The request. Copy each line below exactly and leave the pictures out.
===== Data excerpt
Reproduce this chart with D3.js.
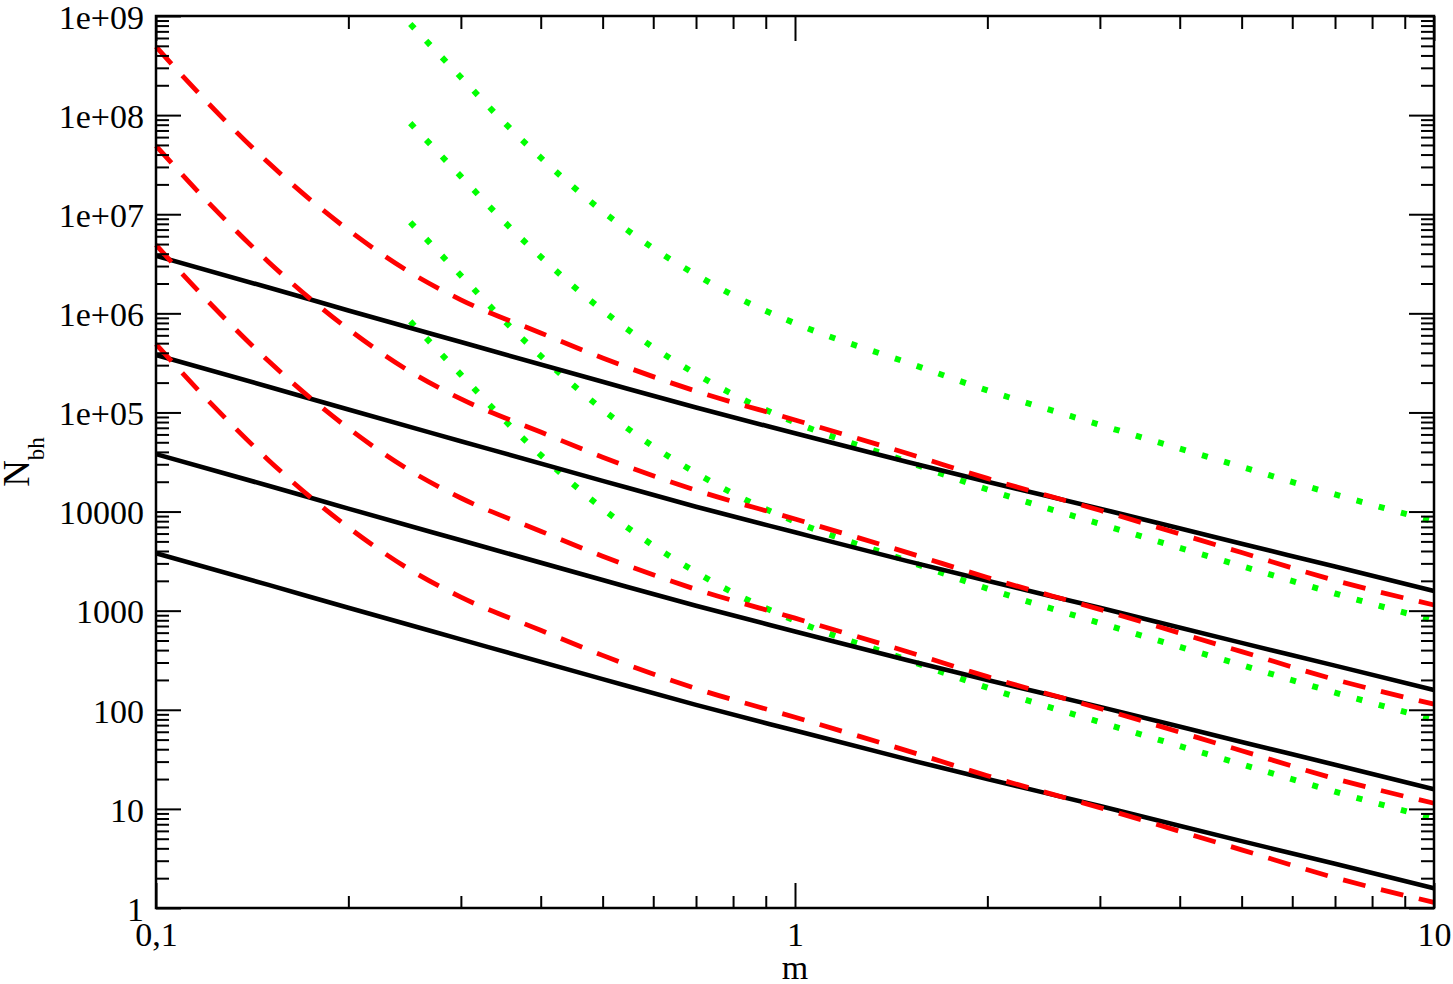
<!DOCTYPE html>
<html>
<head>
<meta charset="utf-8">
<script src="https://cdn.jsdelivr.net/npm/d3@7"></script>
<style>
  body { margin: 0; background: #fff; }
  text { font-family: "Liberation Serif", "Times New Roman", serif; fill: #000; }
</style>
</head>
<body>
<div id="chart"></div>
<script>
// tick labels
const xMajor = [0.1, 1, 10];
const xLabels = ["0,1", "1", "10"];
const yMajor = [1, 10, 100, 1000, 10000, 1e5, 1e6, 1e7, 1e8, 1e9];
const yLabels = ["1", "10", "100", "1000", "10000", "1e+05", "1e+06", "1e+07", "1e+08", "1e+09"];

// solid black lines
const blackX = [0.1, 0.15, 0.2, 0.3, 0.5, 0.7, 1, 1.5, 2, 3, 5, 7, 10];
const black1 = [3800000, 1820000, 1070000, 513000, 204000, 112000, 61700, 31600, 20000, 10700, 4730, 2790, 1580];
const black2 = [380000, 182000, 107000, 51300, 20400, 11200, 6170, 3160, 2000, 1070, 473, 279, 158];
const black3 = [38000, 18200, 10700, 5130, 2040, 1120, 617, 316, 200, 107, 47.3, 27.9, 15.8];
const black4 = [3800, 1820, 1070, 513, 204, 112, 61.7, 31.6, 20.0, 10.7, 4.73, 2.79, 1.58];

// red dashed curves
const redX = [0.1, 0.12, 0.15, 0.2, 0.25, 0.3, 0.4, 0.5, 0.7, 1, 1.5, 2, 3, 5, 7, 10];
const red1 = [4.9e8, 1.37e8, 3.3e7, 6.93e6, 2.58e6, 1.37e6, 6.34e5, 3.54e5, 1.64e5, 84000, 38500, 21600, 10300, 3860, 2020, 1140];
const red2 = [4.9e7, 1.37e7, 3.3e6, 6.93e5, 2.58e5, 1.37e5, 63400, 35400, 16400, 8400, 3850, 2160, 1030, 386, 202, 114];
const red3 = [4.9e6, 1.37e6, 3.3e5, 69300, 25800, 13700, 6340, 3540, 1640, 840, 385, 216, 103, 38.6, 20.2, 11.4];
const red4 = [4.9e5, 1.37e5, 33000, 6930, 2580, 1370, 634, 354, 164, 84, 38.5, 21.6, 10.3, 3.86, 2.02, 1.14];

// green dotted curves
const greenX = [0.25, 0.3, 0.35, 0.4, 0.5, 0.6, 0.7, 0.8, 1, 1.5, 2, 3, 5, 7, 10];
const green1 = [8.3e8, 2.41e8, 8.53e7, 3.72e7, 1.07e7, 4.54e6, 2.45e6, 1.52e6, 7.93e5, 3.18e5, 1.67e5, 75000, 28200, 14900, 7940];
const green2 = [8.3e7, 2.41e7, 8.53e6, 3.72e6, 1.07e6, 4.54e5, 2.45e5, 1.52e5, 79300, 31800, 16700, 7500, 2820, 1490, 794];
const green3 = [8.3e6, 2.41e6, 8.53e5, 3.72e5, 1.07e5, 45400, 24500, 15200, 7930, 3180, 1670, 750, 282, 149, 79.4];
const green4 = [8.3e5, 2.41e5, 85300, 37200, 10700, 4540, 2450, 1520, 793, 318, 167, 75, 28.2, 14.9, 7.94];

// margins and dimensions
const margin = {top: 16, right: 19, bottom: 76, left: 156};
const width = 1453 - margin.left - margin.right;
const height = 984 - margin.top - margin.bottom;

const svg = d3.select("#chart")
  .append("svg")
  .attr("width", width + margin.left + margin.right)
  .attr("height", height + margin.top + margin.bottom);

const chart = svg.append("g")
  .attr("transform", `translate(${margin.left}, ${margin.top})`);

// scales
const x = d3.scaleLog().domain([0.1, 10]).range([0, width]);
const y = d3.scaleLog().domain([1, 1e9]).range([height, 0]);

// minor tick positions 2..9 in each decade
const xMinor = [];
[0.1, 1].forEach(d => { for (let k = 2; k <= 9; k++) xMinor.push(d * k); });
const yMinor = [];
yMajor.slice(0, -1).forEach(d => { for (let k = 2; k <= 9; k++) yMinor.push(d * k); });

// curves
const line = d3.line()
  .x(d => x(d[0]))
  .y(d => y(d[1]))
  .curve(d3.curveMonotoneX);

const pairs = (xs, ys) => xs.map((v, i) => [v, ys[i]]);

chart.append("g")
  .selectAll("path")
  .data([green1, green2, green3, green4])
  .join("path")
  .attr("d", d => line(pairs(greenX, d)))
  .attr("fill", "none")
  .attr("stroke", "#00ff00")
  .attr("stroke-width", 6)
  .attr("stroke-dasharray", "6 17");

chart.append("g")
  .selectAll("path")
  .data([black1, black2, black3, black4])
  .join("path")
  .attr("d", d => line(pairs(blackX, d)))
  .attr("fill", "none")
  .attr("stroke", "#000")
  .attr("stroke-width", 4.6);

chart.append("g")
  .selectAll("path")
  .data([red1, red2, red3, red4])
  .join("path")
  .attr("d", d => line(pairs(redX, d)))
  .attr("fill", "none")
  .attr("stroke", "#ff0000")
  .attr("stroke-width", 4.8)
  .attr("stroke-dasharray", "23 16");

// axes (inward ticks on all four sides)
function addAxis(axis, transform) {
  const g = chart.append("g").attr("transform", transform).call(axis);
  g.select(".domain").remove();
  g.selectAll(".tick line").attr("stroke", "#000").attr("stroke-width", 2);
  g.selectAll("text").attr("font-size", 34).attr("fill", "#000")
    .attr("font-family", "'Liberation Serif', 'Times New Roman', serif");
  return g;
}

addAxis(d3.axisBottom(x).tickValues(xMajor).tickSize(-25).tickPadding(14)
  .tickFormat((d, i) => xLabels[i]), `translate(0, ${height})`);
addAxis(d3.axisBottom(x).tickValues(xMinor).tickSize(-12).tickFormat(""), `translate(0, ${height})`);
addAxis(d3.axisTop(x).tickValues(xMajor).tickSize(-25).tickFormat(""), "translate(0, 0)");
addAxis(d3.axisTop(x).tickValues(xMinor).tickSize(-13).tickFormat(""), "translate(0, 0)");

const yAxisGroup = addAxis(d3.axisLeft(y).tickValues(yMajor).tickSize(-25).tickPadding(12)
  .tickFormat((d, i) => yLabels[i]), "translate(0, 0)");
yAxisGroup.selectAll("text").attr("dy", "0.36em");
addAxis(d3.axisLeft(y).tickValues(yMinor).tickSize(-13).tickFormat(""), "translate(0, 0)");
addAxis(d3.axisRight(y).tickValues(yMajor).tickSize(-25).tickFormat(""), `translate(${width}, 0)`);
addAxis(d3.axisRight(y).tickValues(yMinor).tickSize(-13).tickFormat(""), `translate(${width}, 0)`);

// frame
chart.append("rect")
  .attr("width", width)
  .attr("height", height)
  .attr("fill", "none")
  .attr("stroke", "#000")
  .attr("stroke-width", 2.5);

// axis titles
svg.append("text")
  .attr("x", margin.left + x(1))
  .attr("y", 979)
  .attr("text-anchor", "middle")
  .attr("font-size", 34)
  .text("m");

const yTitle = svg.append("text")
  .attr("transform", `translate(29, ${margin.top + height / 2}) rotate(-90)`)
  .attr("text-anchor", "middle")
  .attr("font-size", 37);
yTitle.append("tspan").text("N");
yTitle.append("tspan").attr("font-size", 23).attr("dy", 15).text("bh");
</script>
</body>
</html>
==========
Right answer.
Reproduce this chart with D3.js.
<!DOCTYPE html>
<html>
<head>
<meta charset="utf-8">
<script src="https://cdn.jsdelivr.net/npm/d3@7"></script>
<style>
  body { margin: 0; background: #fff; }
  text { font-family: "Liberation Serif", "Times New Roman", serif; fill: #000; }
</style>
</head>
<body>
<div id="chart"></div>
<script>
// tick labels
const xMajor = [0.1, 1, 10];
const xLabels = ["0,1", "1", "10"];
const yMajor = [1, 10, 100, 1000, 10000, 1e5, 1e6, 1e7, 1e8, 1e9];
const yLabels = ["1", "10", "100", "1000", "10000", "1e+05", "1e+06", "1e+07", "1e+08", "1e+09"];

// solid black lines
const blackX = [0.1, 0.15, 0.2, 0.3, 0.5, 0.7, 1, 1.5, 2, 3, 5, 7, 10];
const black1 = [3800000, 1820000, 1070000, 513000, 204000, 112000, 61700, 31600, 20000, 10700, 4730, 2790, 1580];
const black2 = [380000, 182000, 107000, 51300, 20400, 11200, 6170, 3160, 2000, 1070, 473, 279, 158];
const black3 = [38000, 18200, 10700, 5130, 2040, 1120, 617, 316, 200, 107, 47.3, 27.9, 15.8];
const black4 = [3800, 1820, 1070, 513, 204, 112, 61.7, 31.6, 20.0, 10.7, 4.73, 2.79, 1.58];

// red dashed curves
const redX = [0.1, 0.12, 0.15, 0.2, 0.25, 0.3, 0.4, 0.5, 0.7, 1, 1.5, 2, 3, 5, 7, 10];
const red1 = [4.9e8, 1.37e8, 3.3e7, 6.93e6, 2.58e6, 1.37e6, 6.34e5, 3.54e5, 1.64e5, 84000, 38500, 21600, 10300, 3860, 2020, 1140];
const red2 = [4.9e7, 1.37e7, 3.3e6, 6.93e5, 2.58e5, 1.37e5, 63400, 35400, 16400, 8400, 3850, 2160, 1030, 386, 202, 114];
const red3 = [4.9e6, 1.37e6, 3.3e5, 69300, 25800, 13700, 6340, 3540, 1640, 840, 385, 216, 103, 38.6, 20.2, 11.4];
const red4 = [4.9e5, 1.37e5, 33000, 6930, 2580, 1370, 634, 354, 164, 84, 38.5, 21.6, 10.3, 3.86, 2.02, 1.14];

// green dotted curves
const greenX = [0.25, 0.3, 0.35, 0.4, 0.5, 0.6, 0.7, 0.8, 1, 1.5, 2, 3, 5, 7, 10];
const green1 = [8.3e8, 2.41e8, 8.53e7, 3.72e7, 1.07e7, 4.54e6, 2.45e6, 1.52e6, 7.93e5, 3.18e5, 1.67e5, 75000, 28200, 14900, 7940];
const green2 = [8.3e7, 2.41e7, 8.53e6, 3.72e6, 1.07e6, 4.54e5, 2.45e5, 1.52e5, 79300, 31800, 16700, 7500, 2820, 1490, 794];
const green3 = [8.3e6, 2.41e6, 8.53e5, 3.72e5, 1.07e5, 45400, 24500, 15200, 7930, 3180, 1670, 750, 282, 149, 79.4];
const green4 = [8.3e5, 2.41e5, 85300, 37200, 10700, 4540, 2450, 1520, 793, 318, 167, 75, 28.2, 14.9, 7.94];

// margins and dimensions
const margin = {top: 16, right: 19, bottom: 76, left: 156};
const width = 1453 - margin.left - margin.right;
const height = 984 - margin.top - margin.bottom;

const svg = d3.select("#chart")
  .append("svg")
  .attr("width", width + margin.left + margin.right)
  .attr("height", height + margin.top + margin.bottom);

const chart = svg.append("g")
  .attr("transform", `translate(${margin.left}, ${margin.top})`);

// scales
const x = d3.scaleLog().domain([0.1, 10]).range([0, width]);
const y = d3.scaleLog().domain([1, 1e9]).range([height, 0]);

// minor tick positions 2..9 in each decade
const xMinor = [];
[0.1, 1].forEach(d => { for (let k = 2; k <= 9; k++) xMinor.push(d * k); });
const yMinor = [];
yMajor.slice(0, -1).forEach(d => { for (let k = 2; k <= 9; k++) yMinor.push(d * k); });

// curves
const line = d3.line()
  .x(d => x(d[0]))
  .y(d => y(d[1]))
  .curve(d3.curveMonotoneX);

const pairs = (xs, ys) => xs.map((v, i) => [v, ys[i]]);

chart.append("g")
  .selectAll("path")
  .data([green1, green2, green3, green4])
  .join("path")
  .attr("d", d => line(pairs(greenX, d)))
  .attr("fill", "none")
  .attr("stroke", "#00ff00")
  .attr("stroke-width", 6)
  .attr("stroke-dasharray", "6 17");

chart.append("g")
  .selectAll("path")
  .data([black1, black2, black3, black4])
  .join("path")
  .attr("d", d => line(pairs(blackX, d)))
  .attr("fill", "none")
  .attr("stroke", "#000")
  .attr("stroke-width", 4.6);

chart.append("g")
  .selectAll("path")
  .data([red1, red2, red3, red4])
  .join("path")
  .attr("d", d => line(pairs(redX, d)))
  .attr("fill", "none")
  .attr("stroke", "#ff0000")
  .attr("stroke-width", 4.8)
  .attr("stroke-dasharray", "23 16");

// axes (inward ticks on all four sides)
function addAxis(axis, transform) {
  const g = chart.append("g").attr("transform", transform).call(axis);
  g.select(".domain").remove();
  g.selectAll(".tick line").attr("stroke", "#000").attr("stroke-width", 2);
  g.selectAll("text").attr("font-size", 34).attr("fill", "#000")
    .attr("font-family", "'Liberation Serif', 'Times New Roman', serif");
  return g;
}

addAxis(d3.axisBottom(x).tickValues(xMajor).tickSize(-25).tickPadding(14)
  .tickFormat((d, i) => xLabels[i]), `translate(0, ${height})`);
addAxis(d3.axisBottom(x).tickValues(xMinor).tickSize(-12).tickFormat(""), `translate(0, ${height})`);
addAxis(d3.axisTop(x).tickValues(xMajor).tickSize(-25).tickFormat(""), "translate(0, 0)");
addAxis(d3.axisTop(x).tickValues(xMinor).tickSize(-13).tickFormat(""), "translate(0, 0)");

const yAxisGroup = addAxis(d3.axisLeft(y).tickValues(yMajor).tickSize(-25).tickPadding(12)
  .tickFormat((d, i) => yLabels[i]), "translate(0, 0)");
yAxisGroup.selectAll("text").attr("dy", "0.36em");
addAxis(d3.axisLeft(y).tickValues(yMinor).tickSize(-13).tickFormat(""), "translate(0, 0)");
addAxis(d3.axisRight(y).tickValues(yMajor).tickSize(-25).tickFormat(""), `translate(${width}, 0)`);
addAxis(d3.axisRight(y).tickValues(yMinor).tickSize(-13).tickFormat(""), `translate(${width}, 0)`);

// frame
chart.append("rect")
  .attr("width", width)
  .attr("height", height)
  .attr("fill", "none")
  .attr("stroke", "#000")
  .attr("stroke-width", 2.5);

// axis titles
svg.append("text")
  .attr("x", margin.left + x(1))
  .attr("y", 979)
  .attr("text-anchor", "middle")
  .attr("font-size", 34)
  .text("m");

const yTitle = svg.append("text")
  .attr("transform", `translate(29, ${margin.top + height / 2}) rotate(-90)`)
  .attr("text-anchor", "middle")
  .attr("font-size", 37);
yTitle.append("tspan").text("N");
yTitle.append("tspan").attr("font-size", 23).attr("dy", 15).text("bh");
</script>
</body>
</html>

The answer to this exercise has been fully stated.